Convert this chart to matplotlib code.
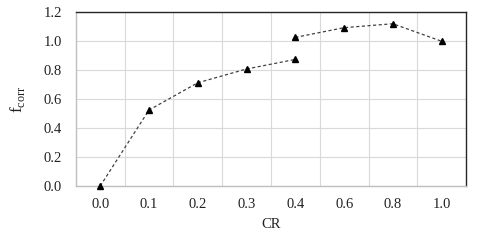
import numpy as np
import matplotlib
matplotlib.use('Agg')
import matplotlib.pyplot as plt

plt.rcParams['font.family'] = ['Liberation Serif', 'DejaVu Serif']

categories = ['0.0', '0.1', '0.2', '0.3', '0.4', '0.6', '0.8', '1.0']
# first segment: CR 0.0 .. 0.4
seg1_idx = [0, 1, 2, 3, 4]
seg1_vals = [0.0, 0.524, 0.712, 0.807, 0.873]
# second segment: CR 0.4 .. 1.0
seg2_idx = [4, 5, 6, 7]
seg2_vals = [1.025, 1.092, 1.119, 0.998]
yticks = [0.0, 0.2, 0.4, 0.6, 0.8, 1.0, 1.2]

fig = plt.figure(figsize=(4.8, 2.4), dpi=100)
ax = fig.add_axes([0.158, 0.225, 0.813, 0.725])

for idx, vals in [(seg1_idx, seg1_vals), (seg2_idx, seg2_vals)]:
    ax.plot(idx, vals, linestyle=(0, (2.5, 2)), color='#404040', linewidth=0.9,
            marker='^', markersize=5, markerfacecolor='black', markeredgecolor='black',
            clip_on=False, zorder=3)

ax.set_xlim(-0.5, len(categories) - 0.5)
ax.set_ylim(0, 1.2)
ax.set_xticks(range(len(categories)))
ax.set_xticklabels(categories)
ax.set_yticks(yticks)
ax.set_yticklabels([f'{v:.1f}' for v in yticks])

# gridlines between categories, Excel style
ax.set_xticks(np.arange(0.5, len(categories) - 0.5), minor=True)
ax.grid(True, which='minor', axis='x', color='#d9d9d9', linewidth=0.8)
ax.grid(True, which='major', axis='y', color='#d9d9d9', linewidth=0.8)
ax.set_axisbelow(True)

ax.tick_params(axis='both', which='both', length=0, labelsize=10.5, colors='#222222')
ax.tick_params(axis='x', pad=9)
ax.tick_params(axis='y', pad=10)

for s in ['top', 'right']:
    ax.spines[s].set_color('#262626')
    ax.spines[s].set_linewidth(1.0)
for s in ['left', 'bottom']:
    ax.spines[s].set_color('#bfbfbf')
    ax.spines[s].set_linewidth(1.0)

ax.set_xlabel('CR', fontsize=10.5, color='#222222', labelpad=5)
ax.set_ylabel(r'f$_{\mathregular{corr}}$', fontsize=12.5, color='#222222', labelpad=12)

fig.savefig('out.png', dpi=100)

What to work on:
Pictures stay out. Print the data exactly, from its first line through the line containing "v in yticks])".

Output for this task:
Convert this chart to matplotlib code.
import numpy as np
import matplotlib
matplotlib.use('Agg')
import matplotlib.pyplot as plt

plt.rcParams['font.family'] = ['Liberation Serif', 'DejaVu Serif']

categories = ['0.0', '0.1', '0.2', '0.3', '0.4', '0.6', '0.8', '1.0']
# first segment: CR 0.0 .. 0.4
seg1_idx = [0, 1, 2, 3, 4]
seg1_vals = [0.0, 0.524, 0.712, 0.807, 0.873]
# second segment: CR 0.4 .. 1.0
seg2_idx = [4, 5, 6, 7]
seg2_vals = [1.025, 1.092, 1.119, 0.998]
yticks = [0.0, 0.2, 0.4, 0.6, 0.8, 1.0, 1.2]

fig = plt.figure(figsize=(4.8, 2.4), dpi=100)
ax = fig.add_axes([0.158, 0.225, 0.813, 0.725])

for idx, vals in [(seg1_idx, seg1_vals), (seg2_idx, seg2_vals)]:
    ax.plot(idx, vals, linestyle=(0, (2.5, 2)), color='#404040', linewidth=0.9,
            marker='^', markersize=5, markerfacecolor='black', markeredgecolor='black',
            clip_on=False, zorder=3)

ax.set_xlim(-0.5, len(categories) - 0.5)
ax.set_ylim(0, 1.2)
ax.set_xticks(range(len(categories)))
ax.set_xticklabels(categories)
ax.set_yticks(yticks)
ax.set_yticklabels([f'{v:.1f}' for v in yticks])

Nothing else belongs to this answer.